Major El Greco show in London

LONDON – Opening with a small icon and ending with a towering altarpiece, a major exhibition on the works of seminal painter El Greco opens in London today, featuring several pieces never shown together. Domenikos Theotocopoulos, who signed himself simply El Greco (the Greek), may have painted in the 16th and early 17th centuries but his works inspired modern masters like Pablo Picasso and Jackson Pollock. «In his paintings, we see form and light and color liberated as they had never been before,» David Davies, co-curator of the exhibition at London’s National Gallery, said. «We see him moving from the Byzantine school of natural representation to an abstract representation of the imagination as his style and technique develops through his life,» he told reporters.

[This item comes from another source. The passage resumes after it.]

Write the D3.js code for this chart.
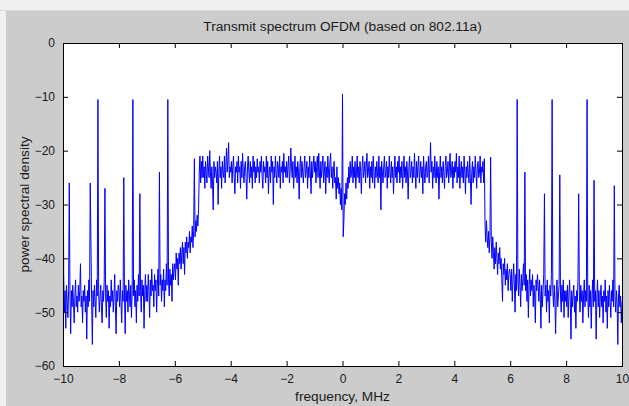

The exhibition traces El Greco’s artistic development from the 1560s icon of tempura and gold on wood, «The Dormition of the Virgin,» to the oil on canvas «Virgin of the Immaculate Conception» completed a year before his death in 1614. The paintings are drawn from collections across Europe and the United States, and some have never traveled from Spain – El Greco’s adopted home. His subjects are mainly religiously inspired, but his style develops from rigidly formal to mystical abstraction. Nowhere is this more clearly illustrated than in four versions of «The Purification of the Temple,» painted over a 40-year period. «We see him moving from a picture where he acknowledges his sources, such as Michelangelo, Tintoretto and Raphael, to a metaphor of the purification of the mind and soul,» Davies said, noting that the four had never before been hung together. Consigned to art history oblivion soon after his death, El Greco was rediscovered in the 19th century. His use of light and color was way ahead of its time, as were his hallucinatory images of death and salvation. El Greco’s last great commission, «The Opening of the Fifth Seal,» shows martyred souls yearning heavenward awaiting vindication and was the direct inspiration for Picasso’s «Demoiselles d’Avignon.» Two-thirds of the 62 pictures and sketches in the show that runs to May 23 are of a religious nature, while the others are lesser-known portraits, from a scowling, scarlet-robed Grand Inquisitor to his own smiling son.